Application of silicon compilation techniques to a robot controller design

Abstract

The very high level of integration possible with today's integrated circuits technology and the availability of powerful IC CAD tools have created tremendous possibilities for developing electronic systems hitherto considered impractical or not cost-effective. In this thesis we present the design methodologies, architecture, and circuit designs used for applying silicon compilation techniques to design problems requiring custom IC solutions. Our approach for rapidly generating application specific ICs is based on a pre-defined architecture model of a processor. This model consists of a powerful, generic control unit integrated with application specific data paths and associated local memories. The design of the processor is composed of highly modular and parameterized macrocells hierarchically assembled together according to descriptions in a set of structural description files.

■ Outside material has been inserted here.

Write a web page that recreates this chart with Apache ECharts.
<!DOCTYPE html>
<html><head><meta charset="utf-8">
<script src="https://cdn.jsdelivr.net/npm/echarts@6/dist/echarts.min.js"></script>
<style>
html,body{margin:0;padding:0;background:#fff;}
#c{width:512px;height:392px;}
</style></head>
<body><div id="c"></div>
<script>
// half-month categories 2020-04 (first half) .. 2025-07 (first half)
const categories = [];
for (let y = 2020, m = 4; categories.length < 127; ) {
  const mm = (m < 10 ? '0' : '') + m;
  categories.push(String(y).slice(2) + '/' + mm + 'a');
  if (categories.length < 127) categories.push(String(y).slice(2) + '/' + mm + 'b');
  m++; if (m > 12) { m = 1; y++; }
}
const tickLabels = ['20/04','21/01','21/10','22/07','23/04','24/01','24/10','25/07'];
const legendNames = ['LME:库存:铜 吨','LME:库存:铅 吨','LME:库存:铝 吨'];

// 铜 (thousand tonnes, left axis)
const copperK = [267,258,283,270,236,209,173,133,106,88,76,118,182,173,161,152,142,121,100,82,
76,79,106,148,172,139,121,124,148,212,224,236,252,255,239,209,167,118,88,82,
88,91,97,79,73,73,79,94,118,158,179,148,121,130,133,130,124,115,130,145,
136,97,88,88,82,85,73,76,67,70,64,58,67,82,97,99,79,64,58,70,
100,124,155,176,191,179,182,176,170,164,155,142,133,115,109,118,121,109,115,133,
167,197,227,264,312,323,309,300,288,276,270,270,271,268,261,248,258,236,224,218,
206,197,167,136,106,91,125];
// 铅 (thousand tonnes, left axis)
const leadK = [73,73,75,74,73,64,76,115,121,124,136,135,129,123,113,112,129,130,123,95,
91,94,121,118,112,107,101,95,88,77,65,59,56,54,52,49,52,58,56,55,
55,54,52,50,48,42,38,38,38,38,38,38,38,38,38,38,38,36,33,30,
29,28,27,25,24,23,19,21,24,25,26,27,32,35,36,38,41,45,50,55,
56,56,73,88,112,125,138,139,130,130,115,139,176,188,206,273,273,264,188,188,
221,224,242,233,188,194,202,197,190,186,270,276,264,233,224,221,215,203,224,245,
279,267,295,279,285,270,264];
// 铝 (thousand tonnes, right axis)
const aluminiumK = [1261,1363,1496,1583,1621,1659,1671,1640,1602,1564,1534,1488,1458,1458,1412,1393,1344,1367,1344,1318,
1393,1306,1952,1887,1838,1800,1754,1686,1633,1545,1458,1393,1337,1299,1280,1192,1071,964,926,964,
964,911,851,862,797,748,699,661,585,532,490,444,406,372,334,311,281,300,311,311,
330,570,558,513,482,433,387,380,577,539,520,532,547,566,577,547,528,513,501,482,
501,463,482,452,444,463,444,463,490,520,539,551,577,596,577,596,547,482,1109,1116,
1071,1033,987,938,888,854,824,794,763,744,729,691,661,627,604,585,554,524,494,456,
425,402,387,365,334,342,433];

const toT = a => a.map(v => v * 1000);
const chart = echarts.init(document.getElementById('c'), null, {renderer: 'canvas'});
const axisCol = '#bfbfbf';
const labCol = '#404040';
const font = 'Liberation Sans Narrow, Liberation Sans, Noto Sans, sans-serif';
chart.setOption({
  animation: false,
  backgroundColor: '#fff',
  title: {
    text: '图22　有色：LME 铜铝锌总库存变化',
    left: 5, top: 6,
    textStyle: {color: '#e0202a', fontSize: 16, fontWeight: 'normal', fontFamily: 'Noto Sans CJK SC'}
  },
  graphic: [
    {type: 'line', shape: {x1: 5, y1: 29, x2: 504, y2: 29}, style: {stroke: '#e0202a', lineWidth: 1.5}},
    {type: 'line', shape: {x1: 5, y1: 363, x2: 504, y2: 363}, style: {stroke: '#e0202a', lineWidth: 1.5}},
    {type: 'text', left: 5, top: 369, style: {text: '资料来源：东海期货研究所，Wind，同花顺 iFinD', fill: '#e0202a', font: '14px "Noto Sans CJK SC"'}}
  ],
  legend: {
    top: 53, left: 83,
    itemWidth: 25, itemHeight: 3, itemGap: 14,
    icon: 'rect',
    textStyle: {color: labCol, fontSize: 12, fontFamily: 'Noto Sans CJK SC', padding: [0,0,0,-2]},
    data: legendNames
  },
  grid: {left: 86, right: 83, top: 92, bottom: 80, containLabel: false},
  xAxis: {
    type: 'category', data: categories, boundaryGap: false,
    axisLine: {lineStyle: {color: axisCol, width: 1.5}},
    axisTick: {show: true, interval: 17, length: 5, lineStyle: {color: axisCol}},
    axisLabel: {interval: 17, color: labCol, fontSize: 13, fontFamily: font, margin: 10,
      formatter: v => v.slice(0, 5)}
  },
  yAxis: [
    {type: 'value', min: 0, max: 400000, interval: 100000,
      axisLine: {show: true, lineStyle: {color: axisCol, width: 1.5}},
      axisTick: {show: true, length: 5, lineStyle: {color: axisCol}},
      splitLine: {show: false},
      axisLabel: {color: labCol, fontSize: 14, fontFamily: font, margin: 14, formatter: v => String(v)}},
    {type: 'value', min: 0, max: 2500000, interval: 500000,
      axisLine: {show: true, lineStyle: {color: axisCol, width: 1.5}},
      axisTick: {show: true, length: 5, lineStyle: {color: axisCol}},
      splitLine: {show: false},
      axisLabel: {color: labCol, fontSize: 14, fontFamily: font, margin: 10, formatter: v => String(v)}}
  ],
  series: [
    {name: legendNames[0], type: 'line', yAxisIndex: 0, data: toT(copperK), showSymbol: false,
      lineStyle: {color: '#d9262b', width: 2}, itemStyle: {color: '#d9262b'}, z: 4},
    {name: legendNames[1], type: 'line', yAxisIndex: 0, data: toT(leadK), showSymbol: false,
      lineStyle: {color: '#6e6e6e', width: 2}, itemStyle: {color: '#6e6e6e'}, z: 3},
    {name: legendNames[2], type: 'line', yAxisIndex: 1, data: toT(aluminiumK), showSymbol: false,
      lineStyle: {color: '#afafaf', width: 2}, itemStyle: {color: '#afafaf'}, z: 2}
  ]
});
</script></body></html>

The actual generation of a customized version of the processor's layout is performed by a silicon compiler package, beginning with a high-level description of the algorithm being implemented. We successfully applied the design methodologies, architecture, and circuits developed in this project for automatically generating a custom processor that implements an adaptive control algorithm for a two-axis robot arm. The chip has been fabricated in 2 micron SCMOS technology. Tests show the chip can operate at up to 15 MHz with a power consumption of 200 milliwatts. We believe our techniques provide a very viable approach for rapid and cost-effective realization of application specific ICs.